Historically, such attacks were seen as little more than an annoyance, but with businesses increasingly evolving to offer online services, the risk from such attacks now has major consequences. Indeed, even a few minutes of downtime can now prove extremely costly. For example, DDoS attacks could be causing service issues or outages where customers cannot effectively run their own businesses, transfer money, or make purchases, and this can lead to significant financial damage.

In addition to the fiscal impact, the aftermath of these attacks can leave a company scrambling to regain customer trust and rectify brand damage. For instance, if a problem only persists for a few minutes, or less, there is a chance it will be missed or, at best, dismissed as ‘just a glitch in the system’ and once everything is back to normal, it is just forgotten about. Those quick little glitches or burps in the performance of systems should not be ignored, as they can have a serious impact on customers’ perception of the service and the organization providing it. Indeed, high levels of network and web services availability are crucial to ensuring satisfaction and sustaining customer trust and confidence in a brand. If an organization’s website, or service, is not working properly or there is a delay in its performance, it immediately impacts brand prestige.  Increasingly, this can be the result of a cyberattack, such as a DDoS, rather than a software bug, hardware glitch, or other IT issue.

The motivations for DDoS attack campaigns are endless – financial, political, nation-state, extortion, and everything in-between. When it comes to smaller attacks the motives could also vary. Some attacks might be small because the attackers only paid for a 10-minute attack from a DDoS-for-hire service. Others might be shorter and smaller because the malicious actor did not successfully harness the required resources, or they know that these types of attacks can make their impact before many protection solutions, such as on-demand cloud services, are able to react.

Regardless of the motivations behind DDoS attacks, or the techniques used by criminals, those threats remain one of the biggest challenges for online organizations nowadays. Most concerning is that, if organizations do not have the right protection in place, they could be unknowingly suffering service impact and minor outage, without even realizing it’s due to a lack of adequate protection.
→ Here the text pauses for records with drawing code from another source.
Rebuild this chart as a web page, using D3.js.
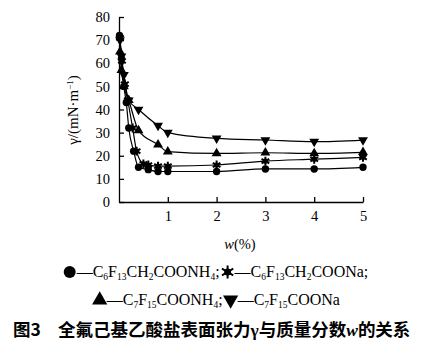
<!DOCTYPE html>
<html><head><meta charset="utf-8">
<script src="https://cdn.jsdelivr.net/npm/d3@7"></script>
<style>body{margin:0;background:#fff}svg{display:block}</style>
</head><body>
<svg id="c" width="427" height="343"></svg>
<script>
// ---- data ----
const xTicks = [1, 2, 3, 4, 5];
const yTicks = [0, 10, 20, 30, 40, 50, 60, 70, 80];
const wNH4C6 = [0.01, 0.05, 0.1, 0.15, 0.2, 0.3, 0.4, 0.6, 0.8, 1, 2, 3, 4, 5];
const gNH4C6 = [72, 62, 50, 43, 32, 22, 15, 14, 13.2, 13.2, 13.2, 14.3, 14.3, 15];
const wNaC6 = [0.02, 0.06, 0.12, 0.18, 0.28, 0.36, 0.5, 0.6, 0.8, 1, 2, 3, 4, 5];
const gNaC6 = [71, 61, 51, 44, 32, 22, 16.5, 16, 15.5, 15.5, 16, 17.7, 18.5, 19.3];
const wNH4C7 = [0.02, 0.05, 0.1, 0.2, 0.4, 0.8, 1, 2, 3, 4, 5];
const gNH4C7 = [65, 57, 50, 44, 31, 24.8, 21.8, 21, 21.3, 21, 21.5];
const wNaC7 = [0.02, 0.05, 0.1, 0.2, 0.4, 0.8, 1, 2, 3, 4, 5];
const gNaC7 = [70, 63, 55, 44, 40, 33, 30, 27.5, 26.8, 26.1, 26.8];

const svg = d3.select("#c");
const x = d3.scaleLinear().domain([0, 5]).range([119, 363]);
const y = d3.scaleLinear().domain([0, 80]).range([202, 17]);
const serif = "'Liberation Serif','Times New Roman',serif";

// axes
const ax = svg.append("g").attr("transform", `translate(${x(0)},0)`)
  .call(d3.axisLeft(y).tickValues(yTicks).tickFormat(d3.format("d")).tickSize(-5).tickSizeOuter(0).tickPadding(9));
const bx = svg.append("g").attr("transform", `translate(0,${y(0)})`)
  .call(d3.axisBottom(x).tickValues(xTicks).tickFormat(d3.format("d")).tickSize(-5).tickSizeOuter(0).tickPadding(9));
[ax, bx].forEach(g => {
  g.selectAll("path,line").attr("stroke", "#000").attr("stroke-width", 1.3);
  g.selectAll("text").attr("font-family", serif).attr("font-size", 14.5).attr("fill", "#000");
});

// y title
svg.append("text").attr("transform", "translate(78,110) rotate(-90)")
  .attr("text-anchor", "middle").attr("font-family", serif).attr("font-size", 15)
  .html('γ/(mN·m<tspan dy="-5" font-size="9">−1</tspan><tspan dy="5">)</tspan>');

// x title
svg.append("text").attr("x", 240).attr("y", 249).attr("text-anchor", "middle")
  .attr("font-family", serif).attr("font-size", 14.5)
  .html('<tspan font-style="italic">w</tspan>(%)');

const series = [
  { w: wNH4C6, g: gNH4C6, m: "circle" },
  { w: wNaC6, g: gNaC6, m: "star" },
  { w: wNH4C7, g: gNH4C7, m: "up" },
  { w: wNaC7, g: gNaC7, m: "down" }
];
const line = d3.line().x(d => x(d[0])).y(d => y(d[1])).curve(d3.curveMonotoneX);

function marker(g, type, cx, cy, big) {
  if (type === "circle") {
    g.append("circle").attr("cx", cx).attr("cy", cy).attr("r", big ? 6 : 3.7).attr("fill", "#000");
  } else if (type === "star") {
    g.append("circle").attr("cx", cx).attr("cy", cy).attr("r", big ? 3.5 : 2.6).attr("fill", "#000");
    g.append("path").attr("d", d3.symbol(d3.symbolAsterisk, big ? 120 : 55)())
      .attr("transform", `translate(${cx},${cy})`).attr("stroke", "#000").attr("stroke-width", 2).attr("fill", "none");
  } else {
    g.append("path").attr("d", d3.symbol(d3.symbolTriangle, big ? 100 : 42)())
      .attr("transform", `translate(${cx},${cy}) rotate(${type === "down" ? 180 : 0})`).attr("fill", "#000");
  }
}

series.forEach(s => {
  const pts = s.w.map((w, i) => [w, s.g[i]]);
  svg.append("path").datum(pts).attr("d", line).attr("fill", "none").attr("stroke", "#000").attr("stroke-width", 1.2);
  const g = svg.append("g");
  pts.forEach(p => marker(g, s.m, x(p[0]), y(p[1]), false));
});

// legend
function chem(t, parts) {
  let shift = 0;
  parts.forEach(p => {
    if (typeof p === "string") {
      const ts = t.append("tspan").text(p);
      if (shift) { ts.attr("dy", -shift); shift = 0; }
    } else {
      t.append("tspan").attr("font-size", 9.5).attr("dy", 3 - shift).text(p[0]);
      shift = 3;
    }
  });
}
function legendLine(yy, items) {
  const g = svg.append("g");
  let cx = 0;
  items.forEach(it => {
    marker(g.append("g"), it.m, cx + 6, yy - 5, true);
    const t = g.append("text").attr("x", cx + 13).attr("y", yy).attr("font-family", serif).attr("font-size", 16);
    chem(t, it.parts);
    cx += 13 + t.node().getComputedTextLength() + 2;
  });
  const bb = g.node().getBBox();
  g.attr("transform", `translate(${216 - (bb.x + bb.width / 2)},0)`);
}
legendLine(277, [
  { m: "circle", parts: ["—C", ["6"], "F", ["13"], "CH", ["2"], "COONH", ["4"], ";"] },
  { m: "star", parts: ["—C", ["6"], "F", ["13"], "CH", ["2"], "COONa;"] }
]);
legendLine(305, [
  { m: "up", parts: ["—C", ["7"], "F", ["15"], "COONH", ["4"], ";"] },
  { m: "down", parts: ["—C", ["7"], "F", ["15"], "COONa"] }
]);

// caption
const cap = svg.append("text").attr("x", 13).attr("y", 336)
  .attr("font-family", "'Noto Sans CJK SC',sans-serif").attr("font-size", 17.5).attr("font-weight", "bold");
cap.append("tspan").text("图3");
cap.append("tspan").attr("x", 58).text("全氟己基乙酸盐表面张力");
cap.append("tspan").attr("font-family", serif).text("γ");
cap.append("tspan").text("与质量分数");
cap.append("tspan").attr("font-family", serif).attr("font-style", "italic").text("w");
cap.append("tspan").text("的关系");
</script>
</body></html>
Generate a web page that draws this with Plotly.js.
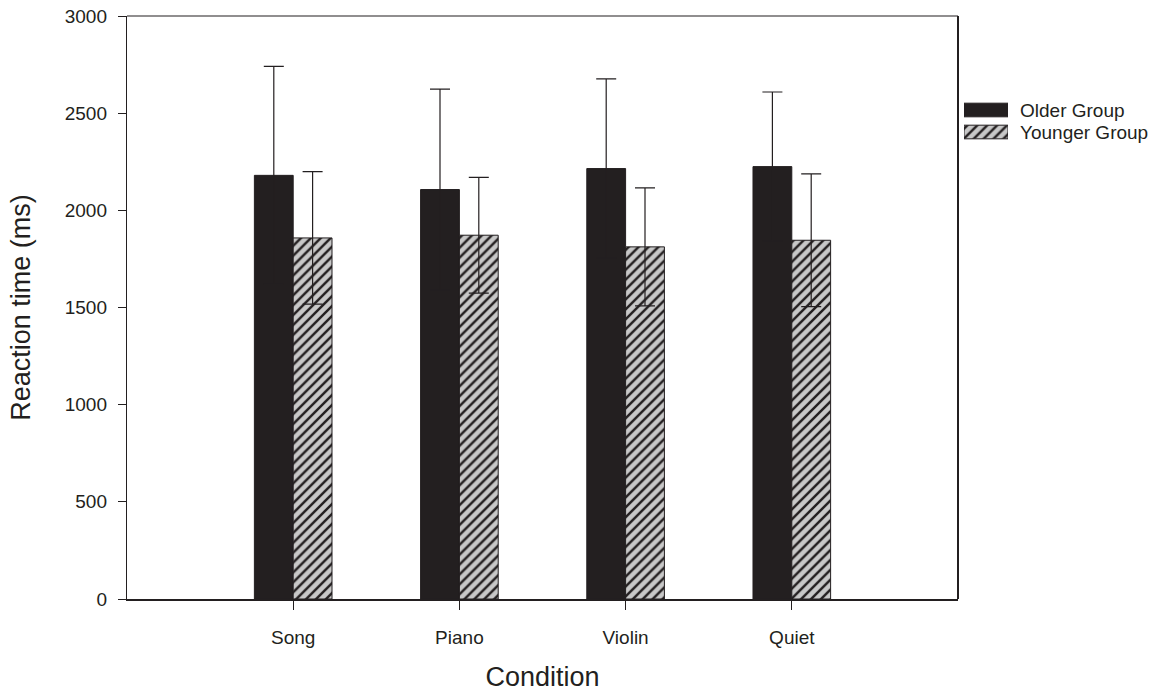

DDoS attacks can target organizations of any size or industry, so businesses need to be prepared to defend against them. Today, it is seldom the case of ‘if a company will be hit by a DDoS attack’, but when. Even though, short DDoS attacks may seem harmless, it is precisely their size that makes them so dangerous. Therefore, organizations need to ensure they are putting the right protection in place, including real-time automatic DDoS protection, as even small attacks getting through for even a brief period could have serious implications.